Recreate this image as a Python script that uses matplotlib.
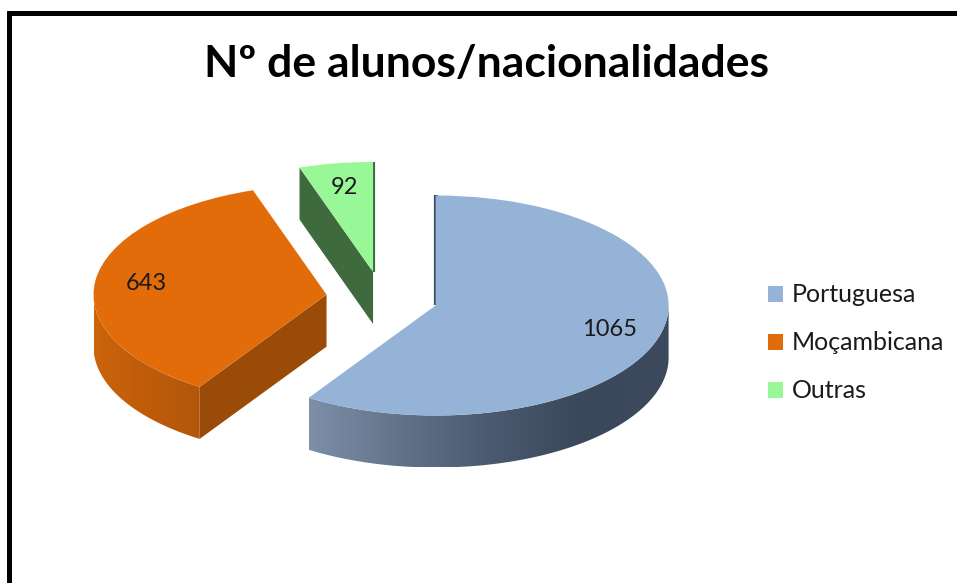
import numpy as np
import matplotlib.pyplot as plt
from matplotlib.patches import Polygon, Patch, Rectangle
from matplotlib.colors import LinearSegmentedColormap

# dados
nacionalidades = ["Portuguesa", "Moçambicana", "Outras"]
alunos = [1065, 643, 92]

cor_topo = ["#95B3D7", "#E36C0A", "#98F898"]
cor_lado = [["#7D8FA9", "#627389", "#4B5A70", "#3B485B", "#3D4A5D"],
            ["#CB640B", "#BF5C0A", "#B2570A"],
            ["#3E6A3E", "#3E6A3E"]]
cor_corte = ["#3B485B", "#9A4B07", "#3E6A3E"]

plt.rcParams['font.family'] = ['Lato', 'DejaVu Sans']

W, H = 957, 583
fig = plt.figure(figsize=(W / 100, H / 100), dpi=100)
ax = fig.add_axes([0, 0, 1, 1])

# escala da elipse (pixels por unidade)
cx_px, cy_px = 382, 298
a_px, b_px = 233, 110
prof = 52 / b_px

total = sum(alunos)
wedges, _, rotulos = ax.pie(
    alunos, explode=[0.24] * 3, startangle=90, counterclock=False,
    colors=cor_topo, autopct=lambda p: f"{round(p * total / 100)}",
    pctdistance=0.78, wedgeprops=dict(linewidth=0, zorder=3),
    textprops=dict(fontsize=17, color="#1a1a1a"))
for t in rotulos:
    t.set_zorder(6)


def lado_curvo(pts, cores):
    poly = np.vstack([pts, (pts - [0, prof])[::-1]])
    patch = Polygon(poly, closed=True, facecolor="none", edgecolor="none", zorder=2)
    ax.add_patch(patch)
    cmap = LinearSegmentedColormap.from_list("lado", cores)
    grad = np.linspace(0, 1, 256).reshape(1, -1)
    ax.imshow(grad, cmap=cmap, aspect="auto", zorder=2, clip_path=patch,
              extent=[poly[:, 0].min(), poly[:, 0].max(), poly[:, 1].min(), poly[:, 1].max()])


# paredes laterais (3D)
for i, w in enumerate(wedges):
    cx, cy = w.center
    t1, t2 = w.theta1, w.theta2
    ang = np.radians(np.linspace(t1, t2, 400))
    vis = np.sin(ang) < 0
    if vis.any():
        idx = np.where(vis)[0]
        runs = np.split(idx, np.where(np.diff(idx) > 1)[0] + 1)
        for r in runs:
            if len(r) < 2:
                continue
            pts = np.column_stack([cx + np.cos(ang[r]), cy + np.sin(ang[r])])
            lado_curvo(pts, cor_lado[i])
    for t, ok in ((t2, np.cos(np.radians(t2)) < -1e-6), (t1, np.cos(np.radians(t1)) > 1e-6)):
        if ok:
            rx, ry = cx + np.cos(np.radians(t)), cy + np.sin(np.radians(t))
            ax.add_patch(Polygon([(cx, cy), (rx, ry), (rx, ry - prof), (cx, cy - prof)],
                                 closed=True, facecolor=cor_corte[i], edgecolor="none", zorder=2))
        elif abs(np.cos(np.radians(t))) <= 1e-6:
            # parede vista de perfil: so um filete escuro
            ax.plot([cx, cx + np.cos(np.radians(t))], [cy, cy + np.sin(np.radians(t))],
                    color=cor_corte[i], linewidth=3, zorder=2, solid_capstyle="butt")

ax.set_aspect("auto")
ax.set_xlim(-cx_px / a_px, (W - cx_px) / a_px)
ax.set_ylim((cy_px - H) / b_px, cy_px / b_px)
ax.axis("off")

# titulo
fig.text(487 / W, 1 - 77 / H, "Nº de alunos/nacionalidades", ha="center", va="baseline",
         fontsize=32, fontweight="bold", color="black")

# legenda
handles = [Patch(facecolor=c, edgecolor="none") for c in cor_topo]
fig.legend(handles, nacionalidades, loc="center left", bbox_to_anchor=(768 / W, 1 - 343 / H),
           frameon=False, fontsize=18, handlelength=0.6, handleheight=0.6,
           handletextpad=0.35, labelspacing=1.0, borderpad=0, borderaxespad=0,
           labelcolor="#1a1a1a")

# moldura
fig.add_artist(Rectangle((8.5 / W, -0.2), 1.5, 1.2 - 12.5 / H, transform=fig.transFigure,
                         facecolor="none", edgecolor="black", linewidth=3.6, joinstyle="miter"))

fig.savefig("out.png", dpi=100)
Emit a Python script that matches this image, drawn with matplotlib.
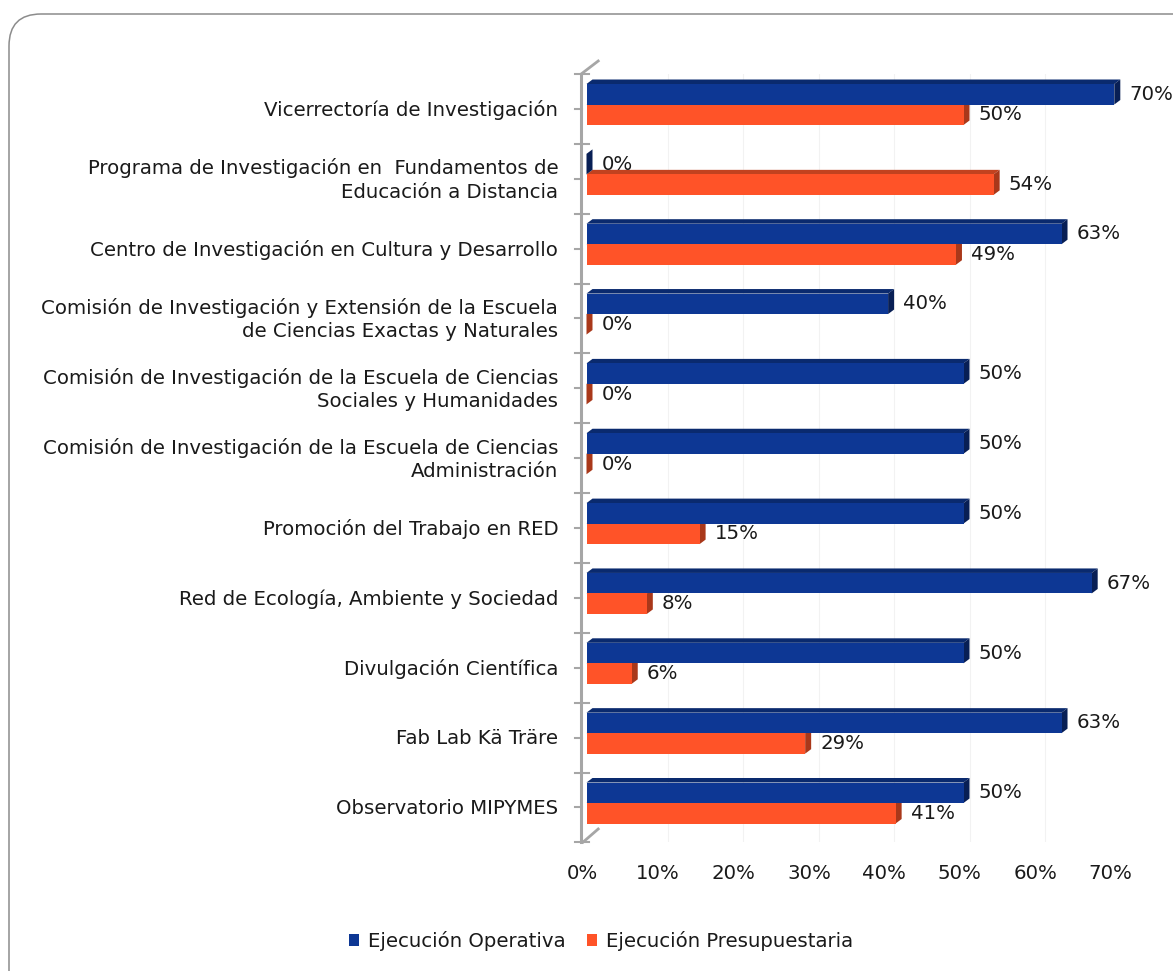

* [Written request]: Starting at the first line of the records above, set down each line exactly through the one that holds "prof = 52 / b_px". Omit pictures.

* [Answer to this task]:
Recreate this image as a Python script that uses matplotlib.
import numpy as np
import matplotlib.pyplot as plt
from matplotlib.patches import Polygon, Patch, Rectangle
from matplotlib.colors import LinearSegmentedColormap

# dados
nacionalidades = ["Portuguesa", "Moçambicana", "Outras"]
alunos = [1065, 643, 92]

cor_topo = ["#95B3D7", "#E36C0A", "#98F898"]
cor_lado = [["#7D8FA9", "#627389", "#4B5A70", "#3B485B", "#3D4A5D"],
            ["#CB640B", "#BF5C0A", "#B2570A"],
            ["#3E6A3E", "#3E6A3E"]]
cor_corte = ["#3B485B", "#9A4B07", "#3E6A3E"]

plt.rcParams['font.family'] = ['Lato', 'DejaVu Sans']

W, H = 957, 583
fig = plt.figure(figsize=(W / 100, H / 100), dpi=100)
ax = fig.add_axes([0, 0, 1, 1])

# escala da elipse (pixels por unidade)
cx_px, cy_px = 382, 298
a_px, b_px = 233, 110
prof = 52 / b_px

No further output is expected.